— What you are asked to do —
Everything from the opening line of the records below through the line with "return x / W" must be duplicated exactly, pictures left out.

===== Task input =====

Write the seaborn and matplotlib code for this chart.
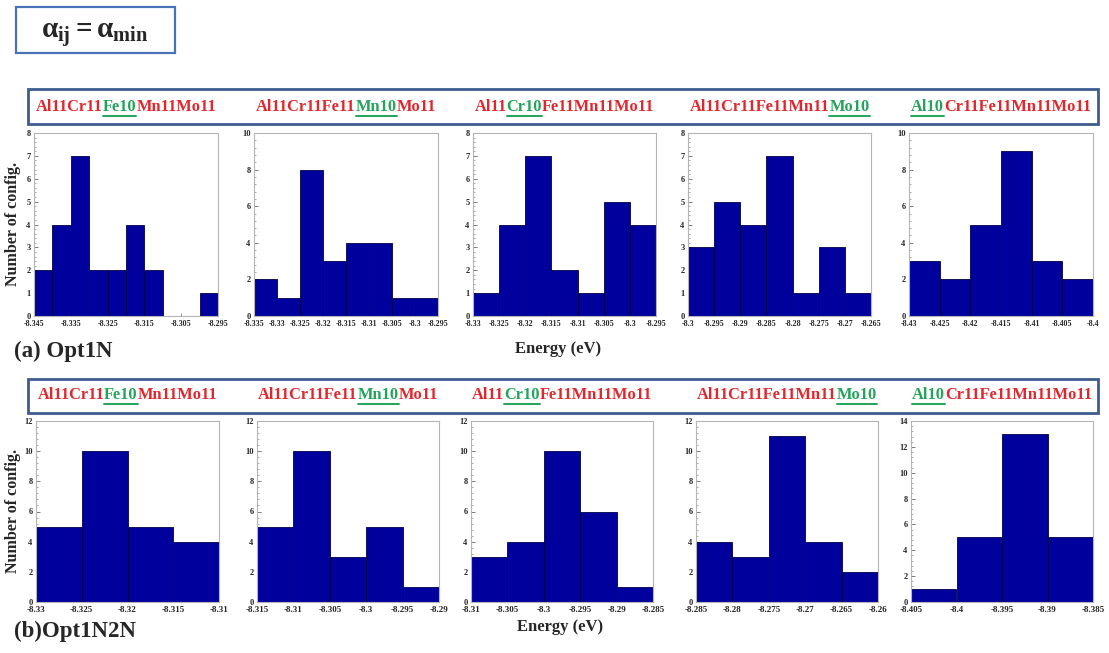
import numpy as np
import pandas as pd
import matplotlib
matplotlib.use("Agg")
import matplotlib.pyplot as plt
import seaborn as sns
from matplotlib.patches import Rectangle
from matplotlib.lines import Line2D
from matplotlib.ticker import MultipleLocator, AutoMinorLocator, FixedLocator

# ---------------- data ----------------
BIN_WIDTH = 0.005

labels_parts = [
    ("Al11Cr11", "Fe10", "Mn11Mo11"),
    ("Al11Cr11Fe11", "Mn10", "Mo11"),
    ("Al11", "Cr10", "Fe11Mn11Mo11"),
    ("Al11Cr11Fe11Mn11", "Mo10", ""),
    ("", "Al10", "Cr11Fe11Mn11Mo11"),
]

opt1n_counts = [
    [2, 4, 7, 2, 2, 4, 2, 0, 0, 1],
    [2, 1, 8, 3, 4, 4, 1, 1],
    [1, 4, 7, 2, 1, 5, 4],
    [3, 5, 4, 7, 1, 3, 1],
    [3, 2, 5, 9, 3, 2],
]
opt1n_start = [-8.345, -8.335, -8.33, -8.3, -8.43]
opt1n_ymax = [8, 10, 8, 8, 10]
opt1n_ystep = [1, 2, 1, 1, 2]
opt1n_xstep = [0.01, 0.005, 0.005, 0.005, 0.005]

opt1n2n_counts = [
    [5, 10, 5, 4],
    [5, 10, 3, 5, 1],
    [3, 4, 10, 6, 1],
    [4, 3, 11, 4, 2],
    [1, 5, 13, 5],
]
opt1n2n_start = [-8.33, -8.315, -8.31, -8.285, -8.405]
opt1n2n_ymax = [12, 12, 12, 12, 14]
opt1n2n_ystep = [2, 2, 2, 2, 2]
opt1n2n_xstep = [0.005, 0.005, 0.005, 0.005, 0.005]

# ---------------- style ----------------
sns.set_style("ticks")
plt.rcParams["font.family"] = ["Liberation Serif", "DejaVu Serif"]
plt.rcParams["font.weight"] = "bold"
plt.rcParams["mathtext.fontset"] = "custom"
plt.rcParams["mathtext.rm"] = "Liberation Serif:bold"
plt.rcParams["mathtext.it"] = "Liberation Serif:bold"
plt.rcParams["mathtext.bf"] = "Liberation Serif:bold"

BAR = "#00009C"
BAR_EDGE = "#00004A"
RED = "#E3262C"
GREEN = "#23A45A"
BOX_EDGE = "#3D5C8E"

W, H = 1109, 653
fig = plt.figure(figsize=(W / 100, H / 100), dpi=100)
fig.patch.set_facecolor("white")


def fx(x):
    return x / W


def fy(y):
    return 1 - y / H


def rect(l, t, r, b):
    return [fx(l), fy(b), (r - l) / W, (b - t) / H]


top_px = [(34, 133, 218, 316), (254, 133, 438, 316), (473, 133, 656, 316),
          (688, 133, 871, 316), (909, 133, 1093, 316)]
bot_px = [(36, 421, 219, 602), (257, 421, 439, 602), (471, 421, 653, 602),
          (696, 421, 878, 602), (911, 421, 1093, 602)]


def fmt(v):
    return f"{round(v, 3):g}"


def draw_hist(box, counts, start, ymax, ystep, xstep, xfs):
    ax = fig.add_axes(rect(*box))
    n = len(counts)
    edges = start + BIN_WIDTH * np.arange(n + 1)
    centers = (edges[:-1] + edges[1:]) / 2
    # one energy sample per configuration, placed at its bin centre
    samples = pd.DataFrame({"energy": np.repeat(centers, counts)})
    sns.histplot(data=samples, x="energy", bins=list(edges), ax=ax,
                 stat="count", color=BAR, edgecolor=BAR_EDGE, linewidth=0.6,
                 alpha=1.0)
    ax.set_xlim(edges[0], edges[-1])
    ax.set_ylim(0, ymax)
    ax.set_xlabel("")
    ax.set_ylabel("")
    nt = int(round((edges[-1] - edges[0]) / xstep)) + 1
    ticks = [edges[0] + i * xstep for i in range(nt)]
    ax.xaxis.set_major_locator(FixedLocator(ticks))
    ax.set_xticklabels([fmt(t) for t in ticks])
    ax.yaxis.set_major_locator(MultipleLocator(ystep))
    ax.yaxis.set_minor_locator(AutoMinorLocator(5))
    for s in ax.spines.values():
        s.set_color("#B5B5B5")
        s.set_linewidth(0.8)
    ax.tick_params(axis="y", which="major", direction="in", length=3,
                   width=0.6, color="#666666", labelsize=6, pad=2.5)
    ax.tick_params(axis="y", which="minor", direction="in", length=1.5,
                   width=0.5, color="#888888")
    ax.tick_params(axis="x", which="major", direction="in", length=2,
                   width=0.5, color="#666666", labelsize=xfs, pad=3)
    for lab in ax.get_xticklabels() + ax.get_yticklabels():
        lab.set_fontweight("bold")
    return ax


for i in range(5):
    draw_hist(top_px[i], opt1n_counts[i], opt1n_start[i], opt1n_ymax[i],
              opt1n_ystep[i], opt1n_xstep[i], 5.8)
    draw_hist(bot_px[i], opt1n2n_counts[i], opt1n2n_start[i], opt1n2n_ymax[i],
              opt1n2n_ystep[i], opt1n2n_xstep[i], 6.5)

# ---------------- boxes ----------------
def add_box(l, t, r, b, color, lw):
    fig.add_artist(Rectangle((fx(l), fy(b)), (r - l) / W, (b - t) / H,
                             transform=fig.transFigure, facecolor="white",
                             edgecolor=color, linewidth=lw, zorder=5))


add_box(16, 7, 175, 53, "#4A72B8", 1.6)
fig.text(fx(95), fy(35), r"$\alpha_{ij} = \alpha_{min}$", fontsize=21,
         ha="center", va="center", zorder=6)

add_box(28, 89, 1098, 124, BOX_EDGE, 2.0)
add_box(28, 379, 1098, 413, BOX_EDGE, 2.0)

renderer = fig.canvas.get_renderer()


def composition_label(cx, cy, parts, fs=11.8):
    pieces = []
    for k, (txt, col) in enumerate(zip(parts, [RED, GREEN, RED])):
        if not txt:
            continue
        t = fig.text(0, fy(cy), txt, fontsize=fs, color=col, ha="left",
                     va="center", fontweight="bold", zorder=7)
        pieces.append((t, k))
    widths = [t.get_window_extent(renderer).width for t, _ in pieces]
    x = cx - sum(widths) / 2
    for (t, k), w in zip(pieces, widths):
        t.set_x(fx(x))
        if k == 1:
            bb = t.get_window_extent(renderer)
            yline = H - bb.y0 + 1.0
            fig.add_artist(Line2D([fx(x), fx(x + w)], [fy(yline), fy(yline)],
                                  transform=fig.transFigure, color=GREEN,
                                  linewidth=1.4, zorder=7))
        x += w


for i in range(5):
    cx = (top_px[i][0] + top_px[i][2]) / 2
    composition_label(cx, 107, labels_parts[i])
    cx2 = (bot_px[i][0] + bot_px[i][2]) / 2
    composition_label(cx2, 395, labels_parts[i])

# ---------------- axis titles ----------------
fig.text(fx(13), fy(224), "Number of config.", rotation=90, fontsize=11.5,
         ha="center", va="center", fontweight="bold")
fig.text(fx(13), fy(511), "Number of config.", rotation=90, fontsize=11.5,
         ha="center", va="center", fontweight="bold")
fig.text(fx(558), fy(349), "Energy (eV)", fontsize=12, ha="center",
         va="center", fontweight="bold")
fig.text(fx(560), fy(627), "Energy (eV)", fontsize=12, ha="center",
         va="center", fontweight="bold")
fig.text(fx(14), fy(351), "(a) Opt1N", fontsize=16.5, ha="left", va="center",
         fontweight="bold")
fig.text(fx(14), fy(631), "(b)Opt1N2N", fontsize=16.5, ha="left", va="center",
         fontweight="bold")

fig.savefig("out.png", dpi=100, facecolor="white")
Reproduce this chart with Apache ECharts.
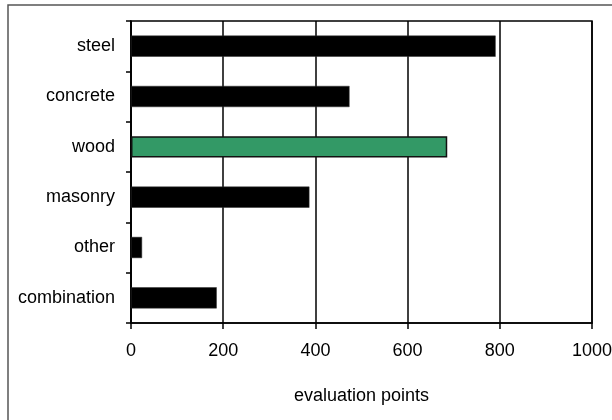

=====

— Task output —
Write the seaborn and matplotlib code for this chart.
import numpy as np
import pandas as pd
import matplotlib
matplotlib.use("Agg")
import matplotlib.pyplot as plt
import seaborn as sns
from matplotlib.patches import Rectangle
from matplotlib.lines import Line2D
from matplotlib.ticker import MultipleLocator, AutoMinorLocator, FixedLocator

# ---------------- data ----------------
BIN_WIDTH = 0.005

labels_parts = [
    ("Al11Cr11", "Fe10", "Mn11Mo11"),
    ("Al11Cr11Fe11", "Mn10", "Mo11"),
    ("Al11", "Cr10", "Fe11Mn11Mo11"),
    ("Al11Cr11Fe11Mn11", "Mo10", ""),
    ("", "Al10", "Cr11Fe11Mn11Mo11"),
]

opt1n_counts = [
    [2, 4, 7, 2, 2, 4, 2, 0, 0, 1],
    [2, 1, 8, 3, 4, 4, 1, 1],
    [1, 4, 7, 2, 1, 5, 4],
    [3, 5, 4, 7, 1, 3, 1],
    [3, 2, 5, 9, 3, 2],
]
opt1n_start = [-8.345, -8.335, -8.33, -8.3, -8.43]
opt1n_ymax = [8, 10, 8, 8, 10]
opt1n_ystep = [1, 2, 1, 1, 2]
opt1n_xstep = [0.01, 0.005, 0.005, 0.005, 0.005]

opt1n2n_counts = [
    [5, 10, 5, 4],
    [5, 10, 3, 5, 1],
    [3, 4, 10, 6, 1],
    [4, 3, 11, 4, 2],
    [1, 5, 13, 5],
]
opt1n2n_start = [-8.33, -8.315, -8.31, -8.285, -8.405]
opt1n2n_ymax = [12, 12, 12, 12, 14]
opt1n2n_ystep = [2, 2, 2, 2, 2]
opt1n2n_xstep = [0.005, 0.005, 0.005, 0.005, 0.005]

# ---------------- style ----------------
sns.set_style("ticks")
plt.rcParams["font.family"] = ["Liberation Serif", "DejaVu Serif"]
plt.rcParams["font.weight"] = "bold"
plt.rcParams["mathtext.fontset"] = "custom"
plt.rcParams["mathtext.rm"] = "Liberation Serif:bold"
plt.rcParams["mathtext.it"] = "Liberation Serif:bold"
plt.rcParams["mathtext.bf"] = "Liberation Serif:bold"

BAR = "#00009C"
BAR_EDGE = "#00004A"
RED = "#E3262C"
GREEN = "#23A45A"
BOX_EDGE = "#3D5C8E"

W, H = 1109, 653
fig = plt.figure(figsize=(W / 100, H / 100), dpi=100)
fig.patch.set_facecolor("white")


def fx(x):
    return x / W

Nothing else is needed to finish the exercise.